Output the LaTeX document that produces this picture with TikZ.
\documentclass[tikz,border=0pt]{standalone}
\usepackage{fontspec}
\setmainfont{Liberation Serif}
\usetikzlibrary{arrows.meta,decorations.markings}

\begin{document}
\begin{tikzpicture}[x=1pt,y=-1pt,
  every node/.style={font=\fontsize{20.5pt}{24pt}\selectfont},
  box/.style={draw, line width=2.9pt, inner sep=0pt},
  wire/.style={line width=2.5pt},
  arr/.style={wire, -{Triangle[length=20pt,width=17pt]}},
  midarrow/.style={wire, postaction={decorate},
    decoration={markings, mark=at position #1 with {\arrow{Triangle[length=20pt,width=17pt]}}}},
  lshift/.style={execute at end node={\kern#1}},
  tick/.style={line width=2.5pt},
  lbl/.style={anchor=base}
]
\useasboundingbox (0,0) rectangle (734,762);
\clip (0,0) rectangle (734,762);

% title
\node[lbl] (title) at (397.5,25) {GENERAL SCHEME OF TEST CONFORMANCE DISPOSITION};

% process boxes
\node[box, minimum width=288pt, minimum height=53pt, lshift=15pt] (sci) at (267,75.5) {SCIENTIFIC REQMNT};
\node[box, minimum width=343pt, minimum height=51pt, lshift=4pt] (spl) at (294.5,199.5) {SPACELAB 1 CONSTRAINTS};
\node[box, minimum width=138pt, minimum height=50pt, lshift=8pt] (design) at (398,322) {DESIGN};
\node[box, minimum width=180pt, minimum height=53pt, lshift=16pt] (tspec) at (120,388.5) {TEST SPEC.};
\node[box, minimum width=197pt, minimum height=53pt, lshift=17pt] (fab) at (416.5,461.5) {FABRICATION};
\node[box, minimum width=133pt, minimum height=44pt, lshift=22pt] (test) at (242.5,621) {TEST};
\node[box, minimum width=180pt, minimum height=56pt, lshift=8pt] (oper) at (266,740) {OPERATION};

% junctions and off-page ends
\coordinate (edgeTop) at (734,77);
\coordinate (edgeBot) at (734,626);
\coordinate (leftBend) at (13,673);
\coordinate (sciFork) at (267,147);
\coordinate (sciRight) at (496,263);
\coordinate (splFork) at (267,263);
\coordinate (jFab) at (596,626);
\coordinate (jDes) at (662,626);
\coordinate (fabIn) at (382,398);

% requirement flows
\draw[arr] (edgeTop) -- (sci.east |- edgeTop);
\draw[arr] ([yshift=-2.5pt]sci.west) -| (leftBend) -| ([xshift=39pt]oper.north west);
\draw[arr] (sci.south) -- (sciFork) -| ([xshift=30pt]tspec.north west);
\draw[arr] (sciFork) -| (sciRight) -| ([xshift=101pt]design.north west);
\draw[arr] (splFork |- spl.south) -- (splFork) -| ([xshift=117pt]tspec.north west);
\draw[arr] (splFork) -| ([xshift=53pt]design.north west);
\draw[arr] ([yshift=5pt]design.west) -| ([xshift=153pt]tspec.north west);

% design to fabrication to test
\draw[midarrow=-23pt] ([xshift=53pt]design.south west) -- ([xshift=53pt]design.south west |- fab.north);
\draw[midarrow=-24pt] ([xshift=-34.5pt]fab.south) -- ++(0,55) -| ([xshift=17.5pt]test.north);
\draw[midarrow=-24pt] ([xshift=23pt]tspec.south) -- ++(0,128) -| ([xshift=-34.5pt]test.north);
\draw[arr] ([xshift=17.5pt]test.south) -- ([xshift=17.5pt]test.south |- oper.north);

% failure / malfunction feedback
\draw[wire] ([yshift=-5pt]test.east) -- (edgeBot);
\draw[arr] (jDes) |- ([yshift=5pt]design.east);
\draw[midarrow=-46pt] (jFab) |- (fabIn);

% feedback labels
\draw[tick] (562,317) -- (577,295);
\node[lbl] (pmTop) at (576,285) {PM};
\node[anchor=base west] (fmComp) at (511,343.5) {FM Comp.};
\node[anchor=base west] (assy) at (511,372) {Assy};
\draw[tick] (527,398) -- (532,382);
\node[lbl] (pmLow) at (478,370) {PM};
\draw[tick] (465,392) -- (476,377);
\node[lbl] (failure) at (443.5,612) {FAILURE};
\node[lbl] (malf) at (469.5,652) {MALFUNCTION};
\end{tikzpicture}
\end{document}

» THE EXERCISE: Each line above must be printed exactly as it appears.

» COMPLETED EXERCISE:
Output the LaTeX document that produces this picture with TikZ.
\documentclass[tikz,border=0pt]{standalone}
\usepackage{fontspec}
\setmainfont{Liberation Serif}
\usetikzlibrary{arrows.meta,decorations.markings}

\begin{document}
\begin{tikzpicture}[x=1pt,y=-1pt,
  every node/.style={font=\fontsize{20.5pt}{24pt}\selectfont},
  box/.style={draw, line width=2.9pt, inner sep=0pt},
  wire/.style={line width=2.5pt},
  arr/.style={wire, -{Triangle[length=20pt,width=17pt]}},
  midarrow/.style={wire, postaction={decorate},
    decoration={markings, mark=at position #1 with {\arrow{Triangle[length=20pt,width=17pt]}}}},
  lshift/.style={execute at end node={\kern#1}},
  tick/.style={line width=2.5pt},
  lbl/.style={anchor=base}
]
\useasboundingbox (0,0) rectangle (734,762);
\clip (0,0) rectangle (734,762);

% title
\node[lbl] (title) at (397.5,25) {GENERAL SCHEME OF TEST CONFORMANCE DISPOSITION};

% process boxes
\node[box, minimum width=288pt, minimum height=53pt, lshift=15pt] (sci) at (267,75.5) {SCIENTIFIC REQMNT};
\node[box, minimum width=343pt, minimum height=51pt, lshift=4pt] (spl) at (294.5,199.5) {SPACELAB 1 CONSTRAINTS};
\node[box, minimum width=138pt, minimum height=50pt, lshift=8pt] (design) at (398,322) {DESIGN};
\node[box, minimum width=180pt, minimum height=53pt, lshift=16pt] (tspec) at (120,388.5) {TEST SPEC.};
\node[box, minimum width=197pt, minimum height=53pt, lshift=17pt] (fab) at (416.5,461.5) {FABRICATION};
\node[box, minimum width=133pt, minimum height=44pt, lshift=22pt] (test) at (242.5,621) {TEST};
\node[box, minimum width=180pt, minimum height=56pt, lshift=8pt] (oper) at (266,740) {OPERATION};

% junctions and off-page ends
\coordinate (edgeTop) at (734,77);
\coordinate (edgeBot) at (734,626);
\coordinate (leftBend) at (13,673);
\coordinate (sciFork) at (267,147);
\coordinate (sciRight) at (496,263);
\coordinate (splFork) at (267,263);
\coordinate (jFab) at (596,626);
\coordinate (jDes) at (662,626);
\coordinate (fabIn) at (382,398);

% requirement flows
\draw[arr] (edgeTop) -- (sci.east |- edgeTop);
\draw[arr] ([yshift=-2.5pt]sci.west) -| (leftBend) -| ([xshift=39pt]oper.north west);
\draw[arr] (sci.south) -- (sciFork) -| ([xshift=30pt]tspec.north west);
\draw[arr] (sciFork) -| (sciRight) -| ([xshift=101pt]design.north west);
\draw[arr] (splFork |- spl.south) -- (splFork) -| ([xshift=117pt]tspec.north west);
\draw[arr] (splFork) -| ([xshift=53pt]design.north west);
\draw[arr] ([yshift=5pt]design.west) -| ([xshift=153pt]tspec.north west);

% design to fabrication to test
\draw[midarrow=-23pt] ([xshift=53pt]design.south west) -- ([xshift=53pt]design.south west |- fab.north);
\draw[midarrow=-24pt] ([xshift=-34.5pt]fab.south) -- ++(0,55) -| ([xshift=17.5pt]test.north);
\draw[midarrow=-24pt] ([xshift=23pt]tspec.south) -- ++(0,128) -| ([xshift=-34.5pt]test.north);
\draw[arr] ([xshift=17.5pt]test.south) -- ([xshift=17.5pt]test.south |- oper.north);

% failure / malfunction feedback
\draw[wire] ([yshift=-5pt]test.east) -- (edgeBot);
\draw[arr] (jDes) |- ([yshift=5pt]design.east);
\draw[midarrow=-46pt] (jFab) |- (fabIn);

% feedback labels
\draw[tick] (562,317) -- (577,295);
\node[lbl] (pmTop) at (576,285) {PM};
\node[anchor=base west] (fmComp) at (511,343.5) {FM Comp.};
\node[anchor=base west] (assy) at (511,372) {Assy};
\draw[tick] (527,398) -- (532,382);
\node[lbl] (pmLow) at (478,370) {PM};
\draw[tick] (465,392) -- (476,377);
\node[lbl] (failure) at (443.5,612) {FAILURE};
\node[lbl] (malf) at (469.5,652) {MALFUNCTION};
\end{tikzpicture}
\end{document}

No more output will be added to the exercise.